- What the task asks: From the first line of the listing below to the line with "fig = plt.figure(figsize=(8.08, 7.19), dpi=100)", print each line exactly, and nothing more. Leave out the pictures.

- Provided material:
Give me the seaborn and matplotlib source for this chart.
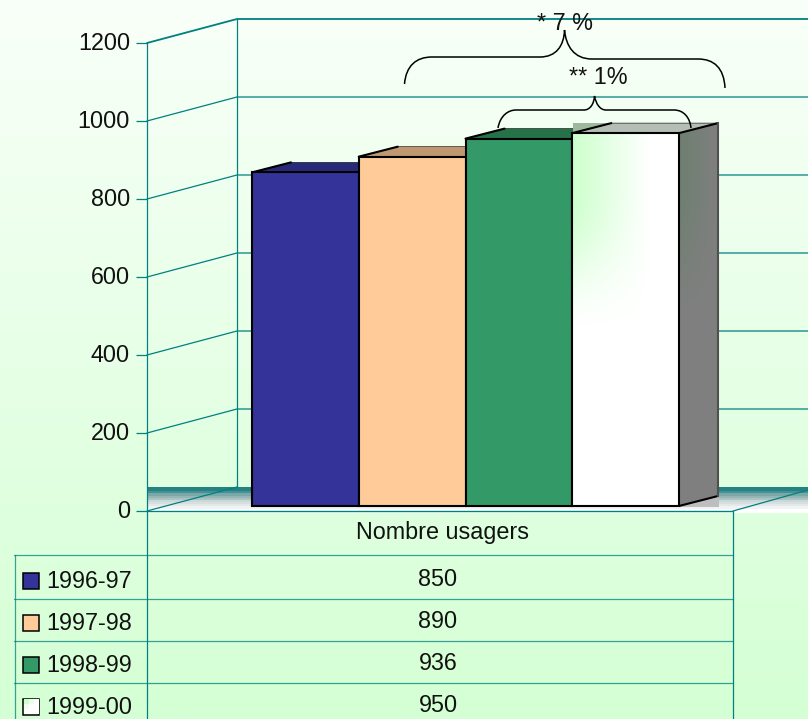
import numpy as np
import pandas as pd
import seaborn as sns
import matplotlib
matplotlib.use("Agg")
import matplotlib.pyplot as plt
from matplotlib.patches import Polygon, Rectangle, PathPatch
from matplotlib.path import Path
from matplotlib.transforms import ScaledTranslation

sns.set_style("white")
plt.rcParams['font.family'] = ['Liberation Sans', 'DejaVu Sans']
plt.rcParams['font.size'] = 16.8

# data
periods = ["1996-97", "1997-98", "1998-99", "1999-00"]
usagers = [850, 890, 936, 950]
colors = ["#333399", "#FFCC99", "#339966", "#FFFFFF"]
top_colors = ["#29297A", "#BF9870", "#267248", "#B4BEB4"]
y_ticks = [0, 200, 400, 600, 800, 1000, 1200]
table_title = "Nombre usagers"
note_all = "* 7 %"
note_last = "** 1%"

TEAL = "#008080"
W, H = 808, 719


def box(x0, y0, x1, y1):
    # pixels (origine en haut a gauche) -> rectangle de figure
    return [x0 / W, 1 - y1 / H, (x1 - x0) / W, (y1 - y0) / H]


def freeze(a, xlim, ylim):
    a.set_xlim(*xlim)
    a.set_ylim(*ylim)


def fade(v):
    # estompage vertical du degrade de la derniere barre
    s = np.clip((v - 0.45) / 0.4, 0, 1)
    return s * s * (3 - 2 * s)


fig = plt.figure(figsize=(8.08, 7.19), dpi=100)

# couche de fond en pixels
pix = fig.add_axes([0, 0, 1, 1], zorder=0)
pix.axis("off")
t = np.linspace(0, 1, 256)[:, None]
grad = np.zeros((256, 1, 3))
grad[..., 0] = (249 - 37 * t) / 255
grad[..., 1] = 1.0
grad[..., 2] = (249 - 37 * t) / 255
pix.imshow(grad, extent=[0, W, H, 0], aspect="auto", zorder=0)

# plancher degrade
floor = np.array([[36, 130, 130], [36, 130, 130], [70, 145, 145], [122, 168, 168],
                  [150, 182, 182], [170, 196, 196], [203, 216, 216], [214, 224, 224],
                  [228, 232, 232], [240, 243, 243], [255, 255, 255], [255, 255, 255]]) / 255
pix.imshow(floor[:, None, :], extent=[147, W, 513, 487], aspect="auto", zorder=1,
           interpolation="nearest")

# tableau
for yy in [555, 599, 641, 683]:
    pix.plot([14, 733], [yy, yy], color=TEAL, lw=0.9, alpha=0.75, zorder=2)
pix.plot([147, 733], [511, 511], color=TEAL, lw=1.0, zorder=2)
pix.plot([14.5, 14.5], [555, H], color=TEAL, lw=0.9, alpha=0.75, zorder=2)
pix.plot([147, 147], [511, H], color=TEAL, lw=0.9, zorder=2)
pix.plot([733, 733], [511, H], color=TEAL, lw=0.9, zorder=2)
pix.plot([733, 808], [511, 490], color=TEAL, lw=0.9, zorder=2)
pix.text(443, 533, table_title, ha="center", va="center", color="#111111")

row_y = [578, 620, 662, 704]
swatch = np.array([[[204, 255, 204], [235, 255, 235], [255, 255, 255]],
                   [[235, 255, 235], [255, 255, 255], [255, 255, 255]],
                   [[255, 255, 255], [255, 255, 255], [255, 255, 255]]]) / 255
for name, val, col, yy in zip(periods, usagers, colors, row_y):
    pix.add_patch(Rectangle((22.5, yy - 5.5), 16.5, 16.5, fc=col, ec="black", lw=1.1, zorder=3))
    pix.text(46, yy + 3, name, ha="left", va="center", color="#111111")
    pix.text(438, yy + 1.5, str(val), ha="center", va="center", color="#111111")
pix.imshow(swatch, extent=[23.5, 38.5, 714, 699], aspect="auto", zorder=4)
freeze(pix, (0, W), (H, 0))

# axe de gauche et parois
wall = fig.add_axes(box(147, 43, 237, 511), zorder=1)
wall.patch.set_alpha(0)
wall.set_xlim(0, 90)
wall.set_ylim(0, 1200)
wall.set_xticks([])
wall.set_yticks(y_ticks)
sns.despine(ax=wall, top=True, right=True, bottom=True)
wall.spines["left"].set_color(TEAL)
wall.spines["left"].set_linewidth(0.9)
wall.tick_params(axis="y", left=True, direction="out", length=7.9, width=0.9, color=TEAL,
                 pad=4.3, labelcolor="#111111")
up = ScaledTranslation(0, 1.5 / 100, fig.dpi_scale_trans)
for lab in wall.get_yticklabels():
    lab.set_transform(lab.get_transform() + up)
back = 24 / 0.39
for v in y_ticks:
    if v == 0:
        wall.plot([0, 90], [v, v + back], color=TEAL, lw=0.9, clip_on=False)
    else:
        wall.plot([0, 90, W - 147], [v, v + back, v + back], color=TEAL,
                  lw=1.3 if v == 1200 else 0.9, clip_on=False)
wall.plot([90, 90], [back, 1200 + back], color=TEAL, lw=0.9, clip_on=False)

# barres
df = pd.DataFrame({"periode": periods, "usagers": usagers})
ax = fig.add_axes(box(252, 506 - 0.3925 * 1000, 679, 506), zorder=2)
sns.barplot(data=df, x="periode", y="usagers", hue="periode", palette=colors, order=periods,
            hue_order=periods, width=1, saturation=1, legend=False, edgecolor="black",
            linewidth=1.5, ax=ax)
ax.set_xlim(-0.5, 3.5)
ax.set_ylim(0, 1000)
ax.axis("off")
dx = 39 / 106.75
dy = 10 / 0.3925

bars = list(ax.patches)
for b, tc in zip(bars, top_colors):
    b.set_clip_on(False)
    b.set_zorder(2)
    x0, x1, h = b.get_x(), b.get_x() + b.get_width(), b.get_height()
    z = 1.5 if b is bars[-1] else 1
    ax.add_patch(Polygon([(x0, h), (x0 + dx, h + dy), (x1 + dx, h + dy), (x1, h)], closed=True,
                         fc=tc, ec="#222222", lw=0.5, clip_on=False, zorder=z))
    ax.plot([x0, x0 + dx], [h, h + dy], color="black", lw=1.5, clip_on=False, zorder=z)

# zone grise autour de la derniere barre
ax.add_patch(Rectangle((573, 123), 146, 384, fc="#BEBEBE", ec="none", clip_on=False,
                       transform=pix.transData, zorder=1.2))
ax.add_patch(Rectangle((573, 123), 38, 10, fc="#9DB89D", ec="none", clip_on=False,
                       transform=pix.transData, zorder=1.3))

# degrades de la derniere barre
last = bars[-1]
x0, x1, h = last.get_x(), last.get_x() + last.get_width(), last.get_height()
xx, yy = np.meshgrid(np.linspace(0, 1, 120), np.linspace(1, 0, 200))
amount = np.clip(1 - xx / 0.72, 0, 1) * fade(yy)
front = np.dstack([1 - amount * 0.2, np.ones_like(amount), 1 - amount * 0.2])
im = ax.imshow(front, extent=[x0, x1, 0, h], aspect="auto", zorder=2.1)
im.set_clip_path(last.get_path(), last.get_transform())
last.set_facecolor("none")
last.set_zorder(2.2)

side_xy = [(x1, 0), (x1 + dx, dy), (x1 + dx, h + dy), (x1, h)]
side_poly = Polygon(side_xy, closed=True, fc="none", ec="none", clip_on=False, zorder=2.3)
ax.add_patch(side_poly)
xs, ys = np.meshgrid(np.linspace(0, 1, 60), np.linspace(1, 0, 200))
tint = np.clip(1 - xs, 0, 1) * fade(ys)
side = np.dstack([0.5 - 0.07 * tint, 0.5 * np.ones_like(tint), 0.5 - 0.06 * tint])
im2 = ax.imshow(side, extent=[x1, x1 + dx, 0, h + dy], aspect="auto", zorder=2.1)
im2.set_clip_box(fig.bbox)
im2.set_clip_path(side_poly.get_path(), side_poly.get_transform())
ax.plot([x1, x1 + dx], [0, dy], color="black", lw=1.5, clip_on=False, zorder=2.4)
ax.plot([x1, x1 + dx], [h, h + dy], color="black", lw=1.5, clip_on=False, zorder=2.4)
ax.plot([x1 + dx, x1 + dx], [dy, h + dy], color="#505050", lw=1.5, clip_on=False, zorder=2.4)
ax.set_xlim(-0.5, 3.5)
ax.set_ylim(0, 1000)

# accolades et annotations
over = fig.add_axes([0, 0, 1, 1], zorder=3)
over.patch.set_alpha(0)
over.axis("off")
freeze(over, (0, W), (H, 0))


def brace(pts):
    codes = [Path.MOVETO] + [Path.CURVE4, Path.CURVE4, Path.CURVE4, Path.LINETO,
                             Path.CURVE4, Path.CURVE4, Path.CURVE4,
                             Path.CURVE4, Path.CURVE4, Path.CURVE4, Path.LINETO,
                             Path.CURVE4, Path.CURVE4, Path.CURVE4]
    over.add_patch(PathPatch(Path(pts, codes), fc="none", ec="black", lw=1.1, clip_on=False))


brace([(404.5, 84), (406, 66), (416, 57), (432, 57), (540, 57),
       (556, 57), (564, 46), (564.5, 30), (566, 46), (574, 59), (592, 59),
       (698, 59), (714, 59), (724, 68), (725, 88)])
brace([(498, 128), (500, 116), (508, 110), (516, 110), (584, 110),
       (590, 110), (594, 104), (594.5, 96), (596, 104), (600, 110), (606, 110),
       (674, 110), (684, 110), (690, 118), (691, 128)])
over.text(565, 24, note_all, ha="center", va="center", color="#111111")
over.text(598, 77, note_last, ha="center", va="center", color="#111111")

fig.savefig("out.png", dpi=100)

- Reply:
Give me the seaborn and matplotlib source for this chart.
import numpy as np
import pandas as pd
import seaborn as sns
import matplotlib
matplotlib.use("Agg")
import matplotlib.pyplot as plt
from matplotlib.patches import Polygon, Rectangle, PathPatch
from matplotlib.path import Path
from matplotlib.transforms import ScaledTranslation

sns.set_style("white")
plt.rcParams['font.family'] = ['Liberation Sans', 'DejaVu Sans']
plt.rcParams['font.size'] = 16.8

# data
periods = ["1996-97", "1997-98", "1998-99", "1999-00"]
usagers = [850, 890, 936, 950]
colors = ["#333399", "#FFCC99", "#339966", "#FFFFFF"]
top_colors = ["#29297A", "#BF9870", "#267248", "#B4BEB4"]
y_ticks = [0, 200, 400, 600, 800, 1000, 1200]
table_title = "Nombre usagers"
note_all = "* 7 %"
note_last = "** 1%"

TEAL = "#008080"
W, H = 808, 719


def box(x0, y0, x1, y1):
    # pixels (origine en haut a gauche) -> rectangle de figure
    return [x0 / W, 1 - y1 / H, (x1 - x0) / W, (y1 - y0) / H]


def freeze(a, xlim, ylim):
    a.set_xlim(*xlim)
    a.set_ylim(*ylim)


def fade(v):
    # estompage vertical du degrade de la derniere barre
    s = np.clip((v - 0.45) / 0.4, 0, 1)
    return s * s * (3 - 2 * s)


fig = plt.figure(figsize=(8.08, 7.19), dpi=100)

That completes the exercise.